The water source 30 may consist of a city water mainline, a well mainline or some other suitable water source. The average ground water temperature is representative of the average temperature of the water coming from the water source 30 whether a city water, well water mainline or some other suitable water source. To prevent heat loss in the system, heat insulation 48 is used on the vessel 16, the flow path 44 between the vessel 16 and the heated water storage tank 36. In addition, heat insulation 48 is used on the flow path 44 of the heated refrigerant gas 14 from the cooling system 12 into the vessel 16 to preserve heat within the heated refrigerant gas 14. Heat insulation is also used on all the other lines to keep the temperature of the water near the temperature of the water from the water source 30.

The heated water storage tank 36 could be centrally located main storage tanks for distribution to other points or could be modular tanks situated near a point of use.

The cooling apparatus, method and system increases heating and cooling efficiencies. Refrigeration systems 12 often waste hot air to the atmosphere in order to cool the refrigerant within the system. The apparatus, method and system uses the waste heat from the cooling system 12 for a beneficial purpose. First, the waste heat from the refrigeration system 12 is used to heat water to the temperature of the heated refrigerant within the refrigeration system 12. The heated water 42 has the potential of reaching the temperature of the heated refrigerant gas of the refrigeration system 12. For example, the heated water 42 in the vessel 16 could reach 120° F. if this is the temperature of the heated refrigerant gas 14 of the cooling system 12. This heated water 42 has many beneficial uses. The heated water 42 could be stored at modular or centrally located points for distribution as needed. Additionally, the heated water 42 could be further heated within a water heater thereby substantially reducing the overall utility requirement to heat the water. For example, if the average water temperature is 60° F. the utility requirement necessary to heat the 60° water within the hot water heater to 180° F. is significantly higher then the utility requirement needed to heat the heated water 42 within the vessel 16 already at a temperature of 120° F. Secondly, the cooling system 12 is able to run more efficiently as the refrigerant is cooled within the vessel 16 to near the temperature of the water from the water source 30. For example, if the average water temperature is 65° F., the refrigerant in the condenser coil 20 is capable of being cooled to 65° F. or the temperature of the water from the water source 30. The controlled flow heat extraction and recovery apparatus, method and system 10 is preferably designed for utilizing waste heat from refrigeration systems used at large cold storage and food processing plants.
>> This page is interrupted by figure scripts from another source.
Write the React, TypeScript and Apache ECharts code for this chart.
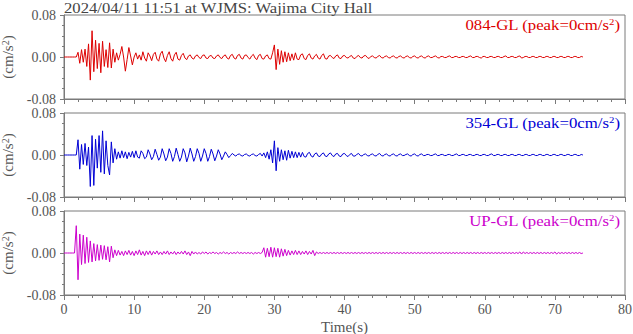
import React, { useEffect, useRef } from "react";
import * as echarts from "echarts";

const titleText = "2024/04/11 11:51 at WJMS: Wajima City Hall";
const channelNames = ["084-GL", "354-GL", "UP-GL"];
const peakValues = [0, 0, 0];
const xAxisName = "Time(s)";
const sampleStep = 0.25; // seconds between samples
const xMin = 0;
const xMax = 80;
const xInterval = 10;
const yMin = -0.08;
const yMax = 0.08;
const yInterval = 0.08;

// accelerations in 0.001 cm/s^2, one value every 0.25 s from 0 s to 74 s
const ewMilli = [
  0, 0, 0, 0, 0, 0, 0, 0,
  9, -12, 14, -10, 15, -18, 25, -44,
  50, -28, 32, -22, 26, -30, 30, -18,
  14, -20, 27, -21, 15, -10, 8, -6,
  5, 20, 0, -27, -5, 18, 2, -15,
  0, 8, -4, 4, -6, 10, -2, -8,
  8, 2, -7, 5, 9, -4, -8, 6,
  11, -2, -9, 3, 10, -3, -8, 4,
  9, -4, -6, 3, 7, -2, -5, 2,
  4, -2, -4, 2, 4, -1, -3, 3,
  4, -2, -3, 2, 3, -2, -3, 2,
  4, -1, -3, 2, 4, -2, -4, 3,
  5, -2, -4, 3, 5, -2, -4, 3,
  4, -1, -4, 2, 5, -2, -5, 3,
  5, -3, -4, 2, 4, -3, -4, 8,
  23, -24, 15, -14, 12, -10, 10, -9,
  8, -7, 6, -6, 8, -4, -5, 4,
  6, -3, -5, 3, 6, -2, -4, 2,
  5, -2, -4, 3, 6, -3, -4, 2,
  3, -1, -3, 2, 4, -2, -3, 2,
  3, -1, -2, 1, 3, -2, -3, 1,
  3, -1, -2, 2, 3, -1, -3, 1,
  2, -1, -2, 1, 3, -1, -2, 1,
  2, -1, -2, 1, 2, -1, -2, 1,
  2, -1, -2, 1, 2, -1, -2, 1,
  2, -1, -2, 1, 2, -1, -2, 1,
  2, -1, -1, 1, 2, -1, -2, 1,
  1, -1, -1, 1, 2, -1, -1, 1,
  1, -1, -1, 1, 1, -1, -1, 1,
  2, -1, -1, 1, 1, -1, -2, 1,
  1, -1, -1, 1, 1, -1, -1, 1,
  1, -1, -1, 1, 2, -1, -1, 1,
  1, -1, -1, 1, 2, -2, -1, 1,
  1, -1, -1, 1, 1, -1, -1, 1,
  1, -1, -1, 1, 1, -1, -1, 1,
  1, -1, -1, 1, 1, -1, -1, 1,
  1, -1, -1, 1, 1, -1, -1, 1,
  0,
];

const nsMilli = [
  0, 0, 0, 0, 0, 0, 0, 0,
  29, -27, 20, -18, 22, -20, 15, -60,
  37, -58, 30, -25, 37, -33, 46, -36,
  27, -20, -38, 25, -15, 12, -8, 6,
  -6, 8, -5, 6, -7, 5, -4, 7,
  -5, 8, -4, -6, 8, 3, -7, -4,
  10, 2, -9, -3, 11, 1, -10, -4,
  12, 2, -11, -4, 12, 3, -12, -3,
  13, 1, -12, -4, 12, 4, -13, -2,
  13, 2, -12, -3, 12, 3, -12, -2,
  12, 3, -12, -3, 11, 2, -11, -2,
  10, 2, -9, -2, 6, 1, -5, -1,
  3, 0, -2, 1, 2, -1, -2, 1,
  2, -1, -2, 1, 2, -1, -2, 1,
  3, -2, 4, -5, 6, -8, 10, -15,
  27, -30, 14, -12, 10, -9, 8, -10,
  9, -6, 7, -5, 6, -5, 5, -4,
  5, -3, -4, 3, 5, -2, -4, 2,
  4, -2, -3, 2, 4, -2, -3, 2,
  4, -1, -3, 2, 3, -2, -3, 2,
  3, -1, -3, 1, 3, -2, -2, 1,
  3, -1, -2, 1, 2, -1, -2, 1,
  2, -1, -2, 1, 3, -1, -2, 1,
  2, -1, -2, 1, 2, -1, -2, 1,
  2, -1, -1, 1, 2, -1, -2, 1,
  2, -1, -2, 1, 2, -1, -1, 1,
  1, -1, -1, 1, 2, -1, -1, 1,
  1, -1, -1, 1, 1, -1, -1, 1,
  2, -1, -1, 1, 1, -1, -1, 1,
  1, -1, -1, 1, 1, -1, -1, 1,
  1, -1, -1, 1, 2, -1, -1, 1,
  1, -1, -1, 1, 1, -1, -1, 1,
  1, -1, -1, 1, 1, -1, -1, 1,
  1, -1, -1, 1, 1, -1, -1, 1,
  1, -1, -1, 1, 1, -1, -1, 1,
  1, -1, -1, 1, 1, -1, -1, 1,
  1, -1, -1, 1, 1, -1, -1, 1,
  0,
];

const udMilli = [
  0, 0, 0, 0, 0, 0, 0, 52,
  -51, 36, -22, 34, -20, 30, -18, 23,
  -17, 18, -15, 16, -14, 15, -12, 14,
  -13, 12, -17, 13, -9, 6, -5, 5,
  -4, 3, -5, 4, -3, 5, -4, 3,
  -5, 4, -3, 6, -4, 3, -5, 4,
  -3, 4, -4, 3, -2, 4, -3, 2,
  -3, 3, -2, 4, -3, 2, -2, 3,
  -3, 2, -2, 3, -2, 4, -3, 2,
  -5, 3, -2, 2, -2, 1, -2, 2,
  -1, 2, -2, 1, -1, 2, -1, 1,
  -2, 1, -1, 2, -1, 1, -2, 1,
  -1, 1, -1, 2, -1, 1, -1, 1,
  -1, 1, -1, 1, -2, 1, -1, 1,
  -1, 1, 10, -8, 9, -7, 11, -8,
  10, -7, 9, -8, 8, -6, 7, -5,
  5, -4, 4, -3, 5, -3, 4, -3,
  3, -2, 4, -3, 3, -2, 5, -5,
  2, -1, 1, -1, 1, -1, 1, -1,
  1, -1, 1, -1, 1, -1, 1, -1,
  1, -1, 1, -1, 1, -1, 1, -1,
  1, -1, 1, -1, 1, -1, 1, -1,
  1, -1, 1, -1, 1, -1, 1, -1,
  1, -1, 1, -1, 1, -1, 1, -1,
  1, -1, 1, -1, 1, -1, 1, -1,
  1, -1, 1, -1, 1, -1, 1, -1,
  1, -1, 1, -1, 1, -1, 1, -1,
  1, -1, 1, -1, 1, -1, 1, -1,
  1, -1, 1, -1, 1, -1, 1, -1,
  1, -1, 1, -1, 1, -1, 1, -1,
  1, -1, 1, -1, 1, -1, 1, -1,
  1, -1, 1, -1, 1, -1, 1, -1,
  1, -1, 1, -1, 2, -2, 2, -1,
  1, -1, 1, -1, 1, -1, 1, -1,
  1, -1, 1, -1, 1, -1, 1, -1,
  2, -2, 1, -1, 1, -1, 1, -1,
  1, -1, 1, -1, 1, -1, 1, -1,
  0,
];

const peakText = "peak=0cm/s";

const channels = [ewMilli, nsMilli, udMilli];
const colors = ["#dd0000", "#0000d4", "#cc00cc"];
const AX = "#7a7a7a";
const TXT = "#555555";
const FONT = "Liberation Serif";
const gridTops = [15, 113, 211];
const gridHeight = 84;
const gridLeft = 64;
const gridRight = 8;

export default function App() {
  const ref = useRef<HTMLDivElement>(null);
  useEffect(() => {
    if (!ref.current) return;
    const chart = echarts.init(ref.current, undefined, { renderer: "svg" });
    const nameRich = {
      a: { fontFamily: FONT, fontSize: 15, color: TXT, lineHeight: 15 },
      s: { fontFamily: FONT, fontSize: 10, color: TXT, verticalAlign: "top", lineHeight: 10 },
    };
    const grid = gridTops.map((top) => ({
      left: gridLeft,
      right: gridRight,
      top,
      height: gridHeight,
      show: true,
      borderColor: AX,
      borderWidth: 1,
      containLabel: false,
      outerBoundsMode: "none",
    }));
    const xAxis = gridTops.map((_, i) => ({
      type: "value",
      gridIndex: i,
      min: xMin,
      max: xMax,
      interval: xInterval,
      axisLine: { show: true, onZero: false, lineStyle: { color: AX, width: 1 } },
      axisTick: { show: true, length: 5, lineStyle: { color: AX } },
      minorTick: { show: true, splitNumber: 5, length: 3, lineStyle: { color: AX } },
      splitLine: { show: false },
      axisLabel: { show: i === 2, fontFamily: FONT, fontSize: 14, color: TXT, margin: 7 },
      name: i === 2 ? xAxisName : "",
      nameLocation: "middle",
      nameGap: 24,
      nameTextStyle: { fontFamily: FONT, fontSize: 15, color: TXT },
    }));
    const yAxis = gridTops.map((_, i) => ({
      type: "value",
      gridIndex: i,
      min: yMin,
      max: yMax,
      interval: yInterval,
      axisLine: { show: true, onZero: false, lineStyle: { color: AX, width: 1 } },
      axisTick: { show: true, length: 4, lineStyle: { color: AX } },
      minorTick: { show: true, splitNumber: 4, length: 2, lineStyle: { color: AX } },
      splitLine: { show: false },
      axisLabel: {
        fontFamily: FONT,
        fontSize: 14,
        color: TXT,
        margin: 8,
        formatter: (v: number) => (Math.abs(v) < 1e-9 ? "0.00" : v.toFixed(2)),
      },
      name: "{a|(cm/s}{s|2}{a|)}",
      nameLocation: "middle",
      nameRotate: 90,
      nameGap: 41,
      nameTextStyle: { rich: nameRich },
    }));
    const series = channels.map((arr, i) => ({
      type: "line",
      xAxisIndex: i,
      yAxisIndex: i,
      showSymbol: false,
      symbol: "none",
      silent: true,
      lineStyle: { width: 1, color: colors[i] },
      data: arr.map((v, k) => [k * sampleStep, v / 1000]),
    }));
    const labelRich = (c: string) => ({
      a: { fontFamily: FONT, fontSize: 14, fill: c, lineHeight: 16 },
      s: { fontFamily: FONT, fontSize: 9, fill: c, verticalAlign: "top", lineHeight: 9 },
    });
    const graphic: any[] = [
      {
        type: "text",
        x: 64,
        y: 8,
        scaleX: 1.19,
        style: {
          text: titleText,
          fontFamily: FONT,
          fontSize: 14,
          fill: "#444444",
          verticalAlign: "middle",
          align: "left",
        },
      },
      ...gridTops.map((top, i) => ({
        type: "text",
        x: 620,
        y: top + 10,
        scaleX: 1.2,
        style: {
          text: `{a|${channelNames[i]} (${peakText.replace("0", String(peakValues[i]))}}{s|2}{a|)}`,
          rich: labelRich(colors[i]),
          align: "right",
          verticalAlign: "middle",
          fill: colors[i],
        },
      })),
    ];
    chart.setOption({
      animation: false,
      grid,
      xAxis,
      yAxis,
      series,
      graphic,
    });
    return () => chart.dispose();
  }, []);
  return (
    <div
      ref={ref}
      style={{ position: "fixed", left: 0, top: 0, width: 633, height: 334, background: "#fff" }}
    />
  );
}
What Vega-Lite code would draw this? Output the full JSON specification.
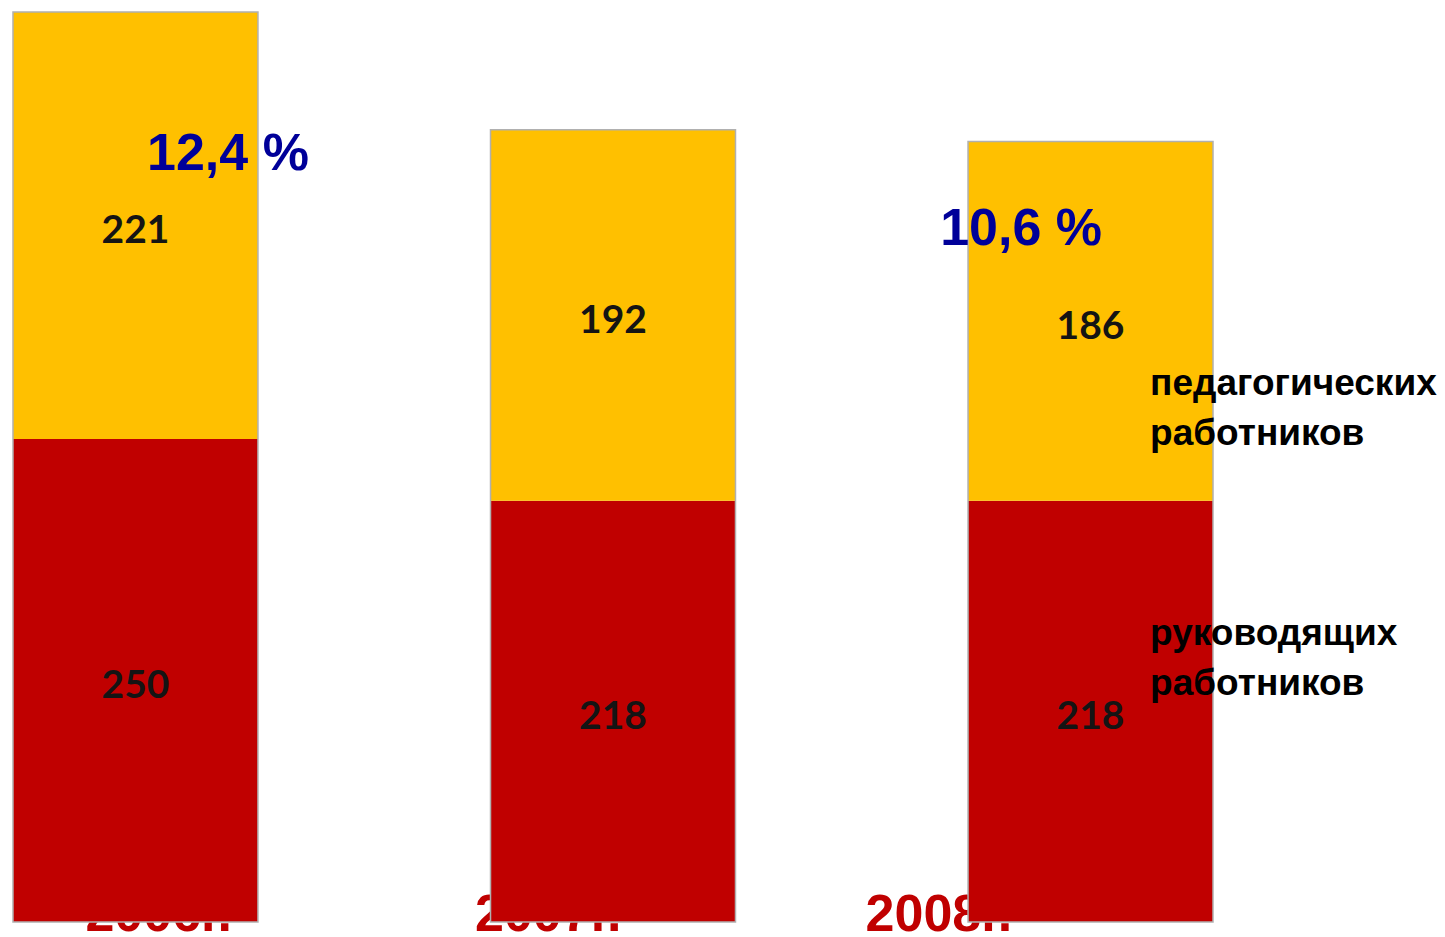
{
  "$schema": "https://vega.github.io/schema/vega-lite/v6.json",
  "autosize": "none",
  "width": 1226,
  "height": 910,
  "padding": {"left": 0, "top": 12, "right": 219, "bottom": 15},
  "background": "white",
  "config": {"view": {"stroke": null}},
  "data": {"values": [
    {"year": "2006г.", "role": "руководящих", "count": 250},
    {"year": "2006г.", "role": "педагогических", "count": 221},
    {"year": "2007г.", "role": "руководящих", "count": 218},
    {"year": "2007г.", "role": "педагогических", "count": 192},
    {"year": "2008г.", "role": "руководящих", "count": 218},
    {"year": "2008г.", "role": "педагогических", "count": 186}
  ]},
  "encoding": {
    "x": {"field": "year", "type": "nominal", "scale": {"paddingInner": 0.487, "paddingOuter": 0.0272}, "axis": null}
  },
  "layer": [
    {
      "transform": [{"filter": "datum.year === '2006г.' && datum.role === 'руководящих'"}],
      "mark": {"type": "text", "align": "right", "baseline": "alphabetic", "font": "Liberation Sans", "fontWeight": "bold", "fontSize": 52, "color": "#C00000"},
      "encoding": {
        "x": {"field": "year", "type": "nominal", "bandPosition": 0.894, "axis": null},
        "y": {"datum": -4.66, "type": "quantitative", "axis": null},
        "text": {"field": "year", "type": "nominal"}
      }
    },
    {
      "transform": [{"filter": "datum.year === '2007г.' && datum.role === 'руководящих'"}],
      "mark": {"type": "text", "align": "right", "baseline": "alphabetic", "font": "Liberation Sans", "fontWeight": "bold", "fontSize": 52, "color": "#C00000"},
      "encoding": {
        "x": {"field": "year", "type": "nominal", "bandPosition": 0.535, "axis": null},
        "y": {"datum": -4.66, "type": "quantitative", "axis": null},
        "text": {"field": "year", "type": "nominal"}
      }
    },
    {
      "transform": [{"filter": "datum.year === '2008г.' && datum.role === 'руководящих'"}],
      "mark": {"type": "text", "align": "right", "baseline": "alphabetic", "font": "Liberation Sans", "fontWeight": "bold", "fontSize": 52, "color": "#C00000"},
      "encoding": {
        "x": {"field": "year", "type": "nominal", "bandPosition": 0.18, "axis": null},
        "y": {"datum": -4.66, "type": "quantitative", "axis": null},
        "text": {"field": "year", "type": "nominal"}
      }
    },
    {
      "mark": {"type": "bar"},
      "encoding": {
        "y": {"field": "count", "type": "quantitative", "stack": "zero", "scale": {"domain": [0, 471], "nice": false, "zero": true}, "axis": null},
        "color": {"field": "role", "type": "nominal", "scale": {"domain": ["руководящих", "педагогических"], "range": ["#C00000", "#FFC000"]}, "legend": null},
        "order": {"field": "role", "type": "nominal", "sort": "descending"}
      }
    },
    {
      "mark": {"type": "bar", "filled": false, "color": "#b0b0b0", "strokeWidth": 1.5},
      "encoding": {
        "y": {"aggregate": "sum", "field": "count", "type": "quantitative", "axis": null}
      }
    },
    {
      "mark": {"type": "text", "align": "center", "baseline": "middle", "dy": 6, "font": "Lato", "fontWeight": "bold", "fontSize": 39, "color": "#141414"},
      "encoding": {
        "y": {"field": "count", "type": "quantitative", "stack": "zero", "bandPosition": 0.5, "axis": null},
        "detail": {"field": "role", "type": "nominal"},
        "order": {"field": "role", "type": "nominal", "sort": "descending"},
        "text": {"field": "count", "type": "quantitative"}
      }
    },
    {
      "transform": [{"filter": "datum.year === '2006г.' && datum.role === 'педагогических'"}],
      "mark": {"type": "text", "align": "left", "baseline": "alphabetic", "font": "Liberation Sans", "fontWeight": "bold", "fontSize": 52, "color": "#000099"},
      "encoding": {
        "x": {"field": "year", "type": "nominal", "bandPosition": 0.547, "axis": null},
        "y": {"datum": 389.2, "type": "quantitative", "axis": null},
        "text": {"value": "12,4 %"}
      }
    },
    {
      "transform": [{"filter": "datum.year === '2008г.' && datum.role === 'педагогических'"}],
      "mark": {"type": "text", "align": "right", "baseline": "alphabetic", "font": "Liberation Sans", "fontWeight": "bold", "fontSize": 52, "color": "#000099"},
      "encoding": {
        "x": {"field": "year", "type": "nominal", "bandPosition": 0.547, "axis": null},
        "y": {"datum": 350.4, "type": "quantitative", "axis": null},
        "text": {"value": "10,6 %"}
      }
    },
    {
      "transform": [{"filter": "datum.year === '2008г.' && datum.role === 'педагогических'"}],
      "mark": {"type": "text", "align": "left", "baseline": "alphabetic", "font": "Liberation Sans", "fontWeight": "bold", "fontSize": 37, "lineHeight": 50, "lineBreak": "\n", "color": "#000000"},
      "encoding": {
        "x": {"field": "year", "type": "nominal", "bandPosition": 0.743, "axis": null},
        "y": {"datum": 272.8, "type": "quantitative", "axis": null},
        "text": {"value": "педагогических\nработников"}
      }
    },
    {
      "transform": [{"filter": "datum.year === '2008г.' && datum.role === 'руководящих'"}],
      "mark": {"type": "text", "align": "left", "baseline": "alphabetic", "font": "Liberation Sans", "fontWeight": "bold", "fontSize": 37, "lineHeight": 50, "lineBreak": "\n", "color": "#000000"},
      "encoding": {
        "x": {"field": "year", "type": "nominal", "bandPosition": 0.743, "axis": null},
        "y": {"datum": 143.4, "type": "quantitative", "axis": null},
        "text": {"value": "руководящих\nработников"}
      }
    }
  ]
}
The controlled flow heat extraction and recovery apparatus, method and system offers many other numerous advantages. The apparatus, method and system has no pumps, fans, blowers, electronics requirement and/or manual valves. Its operation is nearly inaudible as the thermostatically controlled valve controls the flow of heat extraction and recovery. It also needs little maintenance, supervision and/or calibration and because of its scalability it is economically feasible to extract and recover heat from refrigeration systems of varying BTU capacity. The apparatus, method and system significantly decrease the utility requirement of pre-existing water heating systems as well as cooling systems.

These and other options, variations, are all within the spirit and scope of the invention.